Vietnam has previously cracked down on activists publicly critical of the Chinese government. In 2008, nine days before the Beijing Olympic torch traveled to Ho Chi Minh City, authorities arrested the activist Nguyen Van Hai (pen name Dieu Cay), who has blogged critically about China’s claims over the Spratly and Paracel islands as well as other issues. He was later sentenced to 30 months in prison on a trumped-up tax evasion charge and has been held incommunicado since October 20, 2010, the day of his scheduled release.
In November 2011, Vietnam sentenced Vu Duc Trung and Le Van Thanh to five years in prison for broadcasting a Falun Gong radio program into China. Falun Gong is banned in China but not in Vietnam.
Prior to her most recent arrest, Bui Thi Minh Hang had been detained at least four times in five months for participating in protests. She was arrested on October 16 while walking with friends around the Hoan Kiem lake in Hanoi and wearing a conical hat with the letters HS-TS-VN, which are Vietnamese acronyms for “Spratly – Paracel – Vietnam.” Several people in civilian clothes seized her hat and destroyed it. When she called for help from the police, they arrested her.
Police held her from October 16 to19, during which time she went on a hunger strike. She was also detained briefly on August 2 for standing outside the court and peacefully supporting Dr. Cu Huy Ha Vu, who was appealing his conviction for “conducting propaganda against the State.”

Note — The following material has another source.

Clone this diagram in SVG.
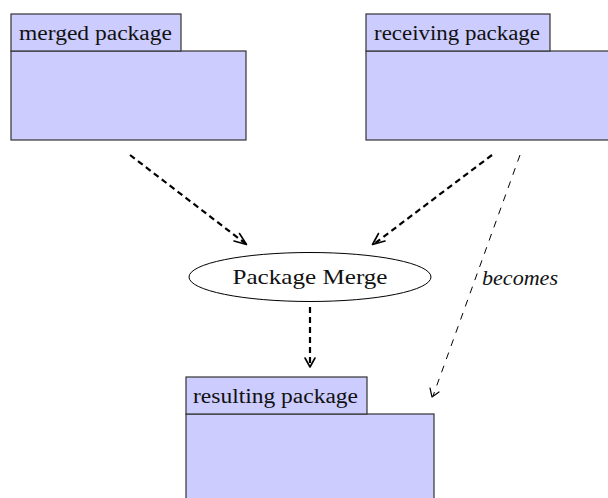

The Spratly and Paracel islands are claimed by China, Vietnam, and other countries. The Vietnamese government has a long history of arbitrarily arresting and detaining people who speak out on what are deemed sensitive foreign policy issues.
“Detaining people for expressing their views on relations with neighboring countries is as much a rights violation as detaining them for talking about problems at home,” Robertson said. “The right to free speech includes speaking out on matters both domestic and international.”